[dns-operations] simple measurement

wllarso wllarso at swcp.com
Fri Jan 7 20:01:03 UTC 2011

 On Fri, 7 Jan 2011 12:28:35 -0600, John Kristoff wrote:
> On Wed, 22 Dec 2010 15:10:02 +0900
> Randy Bush <randy at psg.com> wrote:
>> i run a couple of small auth servers.  i measure nothing <blush> 
>> other
>> than checking query rates occasionally.  i should measure some 
>> simple
>> things such as high zone use, hi A/MX use and failure.  what simple
>> tools/hacks are out there?  i might prefer a simple daily report in
>> email, as i have for monitoring a whole bunch of non-dns servers.
>> but i am open to other ideas.
> If you use ISC BIND named...
> I'm almost embarrassed to mention it, but there is a Perl script that
> summarizes a ISC BIND named formatted log file. It is consists 
> primary
> of a number of confusing if and regex blocks to build hashes and then 
> a
> number of top X print statements in for loops.
> If it is a hack you want, this certainly fits the bill:
>   <http://www.cymru.com/jtk/code/named-report.pl>

 I missed the original posting, but I'd also put in a plug for looking 
 at the DNS-OARC "DNS Tools" web site, 
 https://www.dns-oarc.net/oarc/tools, for lots of nifty little tools.  
 Many/most/all of these can easily be used to collect the information 
 that you are looking for.

 I would also suggest the Measurement Factory, 
 http://dns.measurement-factory.com/tools/, for other tools.  I am 
 extremely impressed with their "dnstop" utility which really easily 
 identifies the most frequent queries.  I don't think that it will report 
 lookup failures for you, but I could easily be wrong.
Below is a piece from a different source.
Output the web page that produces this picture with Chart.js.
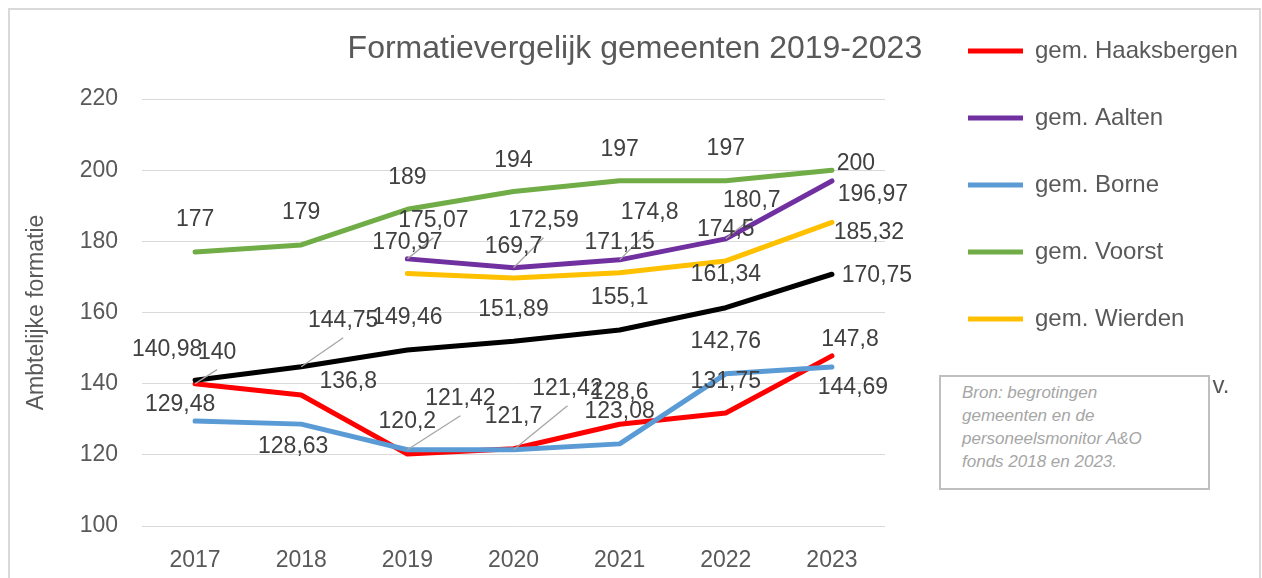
<!DOCTYPE html>
<html>
<head>
<meta charset="utf-8">
<script src="https://cdn.jsdelivr.net/npm/chart.js@4.4.1/dist/chart.umd.min.js"></script>
<style>
  body { margin: 0; background: #fff; }
  #wrap { position: relative; width: 1262px; height: 578px; overflow: hidden; }
  #frame { position: absolute; left: 8px; top: 8px; width: 1253px; height: 600px; border: 2px solid #d9d9d9; box-sizing: border-box; }
  canvas { position: absolute; left: 0; top: 0; }
  #bron { position: absolute; left: 939px; top: 375px; width: 271px; height: 115px; box-sizing: border-box;
          border: 2px solid #bfbfbf; background: #fff; color: #a6a6a6; padding: 4px 0 0 21px;
          font: italic 17px "Liberation Sans", Arial, sans-serif; line-height: 23px; }
</style>
</head>
<body>
<div id="wrap">
  <div id="frame"></div>
  <canvas id="grafiek" width="1262" height="578"></canvas>
  <div id="bron">Bron: begrotingen<br>gemeenten en de<br>personeelsmonitor A&amp;O<br>fonds 2018 en 2023.</div>
</div>
<script>
var jaren = ['2017', '2018', '2019', '2020', '2021', '2022', '2023'];
var namen = ['gem. Haaksbergen', 'gem. Aalten', 'gem. Borne', 'gem. Voorst', 'gem. Wierden', 'gemiddeld gem. v.'];

var haaksbergen = [140, 136.8, 120.2, 121.7, 128.6, 131.75, 147.8];
var aalten = [null, null, 175.07, 172.59, 174.8, 180.7, 196.97];
var borne = [129.48, 128.63, 121.42, 121.42, 123.08, 142.76, 144.69];
var voorst = [177, 179, 189, 194, 197, 197, 200];
var wierden = [null, null, 170.97, 169.7, 171.15, 174.5, 185.32];
var gemiddeld = [140.98, 144.75, 149.46, 151.89, 155.1, 161.34, 170.75];

var kleuren = ['#ff0000', '#7030a0', '#5b9bd5', '#70ad47', '#ffc000', '#000000'];

// label offsets (dx, dy, leader line) relative to each point
var labelPos = [
  [[22, -31, 1], [47, -13], [0, -32], [0, -32], [0, -32], [0, -31], [18, -16]],
  [null, null, [26, -38, 1], [30, -47, 1], [30, -47, 1], [26, -38, 1], [41, 14]],
  [[-15, -16], [-8, 23], [53, -51, 1], [54, -61, 1], [0, -32], [0, -32], [21, 21]],
  [[0, -32], [0, -32], [0, -32], [0, -31], [0, -31], [0, -32], [24, -7]],
  [null, null, [0, -31], [0, -31], [0, -30], [0, -31], [37, 10]],
  [[-28, -31], [42, -46, 1], [0, -32], [0, -32], [0, -32], [0, -33], [45, 1]]
];

var fam = '"Liberation Sans", Arial, sans-serif';
Chart.defaults.font.family = fam;

var waardeLabels = {
  id: 'waardeLabels',
  afterDatasetsDraw: function(chart) {
    var ctx = chart.ctx;
    ctx.save();
    ctx.font = '23px ' + fam;
    ctx.textAlign = 'center';
    ctx.textBaseline = 'middle';
    chart.data.datasets.forEach(function(ds, i) {
      var meta = chart.getDatasetMeta(i);
      meta.data.forEach(function(pt, j) {
        var v = ds.data[j];
        var p = labelPos[i][j];
        if (v === null || !p) return;
        var lx = pt.x + p[0], ly = pt.y + p[1];
        if (p[2]) {
          ctx.strokeStyle = '#a6a6a6';
          ctx.lineWidth = 1.3;
          ctx.beginPath();
          ctx.moveTo(pt.x, pt.y);
          ctx.lineTo(lx, ly + 17);
          ctx.stroke();
        }
        ctx.fillStyle = '#404040';
        ctx.fillText(String(v).replace('.', ','), lx, ly);
      });
    });
    ctx.restore();
  }
};

// legend width decides the right padding so the legend starts at a fixed spot
var mctx = document.createElement('canvas').getContext('2d');
mctx.font = '24px ' + fam;
var maxW = Math.max.apply(null, namen.map(function(n) { return mctx.measureText(n).width; }));
var legendW = 53 + 55 + 12 + maxW;
var padRight = 1262 - 925 - legendW;

var reeksen = [haaksbergen, aalten, borne, voorst, wierden, gemiddeld];
var datasets = reeksen.map(function(d, i) {
  return {
    label: namen[i],
    data: d,
    borderColor: kleuren[i],
    backgroundColor: kleuren[i],
    borderWidth: 5,
    pointBorderWidth: 5,
    pointRadius: 0,
    pointHoverRadius: 0,
    tension: 0,
    borderCapStyle: 'round',
    borderJoinStyle: 'round',
    fill: false,
    order: -i
  };
});

new Chart(document.getElementById('grafiek'), {
  type: 'line',
  data: { labels: jaren, datasets: datasets },
  plugins: [waardeLabels],
  options: {
    responsive: false,
    animation: false,
    devicePixelRatio: 1,
    layout: { padding: { left: 22, top: -4, right: padRight, bottom: 0 } },
    plugins: {
      title: {
        display: true,
        text: 'Formatievergelijk gemeenten 2019-2023',
        color: '#595959',
        font: { size: 32, weight: 'normal' },
        padding: { top: 33.8, bottom: 30.8 }
      },
      legend: {
        position: 'right',
        align: 'start',
        maxWidth: 600,
        labels: {
          usePointStyle: true,
          pointStyle: 'line',
          pointStyleWidth: 55,
          padding: 43,
          color: '#595959',
          font: { size: 24 },
          sort: function(a, b) { return a.datasetIndex - b.datasetIndex; }
        }
      },
      tooltip: { enabled: false }
    },
    scales: {
      x: {
        offset: true,
        grid: { display: false },
        border: { display: false },
        ticks: { color: '#595959', font: { size: 23 }, padding: 13 },
        afterFit: function(s) { s.height = 52; }
      },
      y: {
        min: 100,
        max: 220,
        ticks: { stepSize: 20, color: '#595959', font: { size: 23 }, padding: 24 },
        grid: { color: '#d9d9d9', drawTicks: false, lineWidth: 1 },
        border: { display: false },
        title: { display: true, text: 'Ambtelijke formatie', color: '#595959', font: { size: 23 }, padding: { top: 1, bottom: 0 } },
        afterFit: function(s) { s.width = 120; }
      },
      yR: {
        position: 'right',
        display: true,
        grid: { display: false },
        ticks: { display: false },
        border: { display: false },
        afterFit: function(s) { s.width = 40; }
      }
    }
  }
});
</script>
</body>
</html>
 Either of these, set up as a daily, periodic, job could easily produce 
 the information that you are asking for.

 I'm very biased in that I would much prefer to NOT have to enable query 
 logging to determine these statistics.  Using the DNS-OARC dnscap 
 utility, and the Measurement Factory, dnstop, utility, both operate as 
 packet capture tools that don't have to require lots of disk space for 
 log files to store stuff that is not always needed.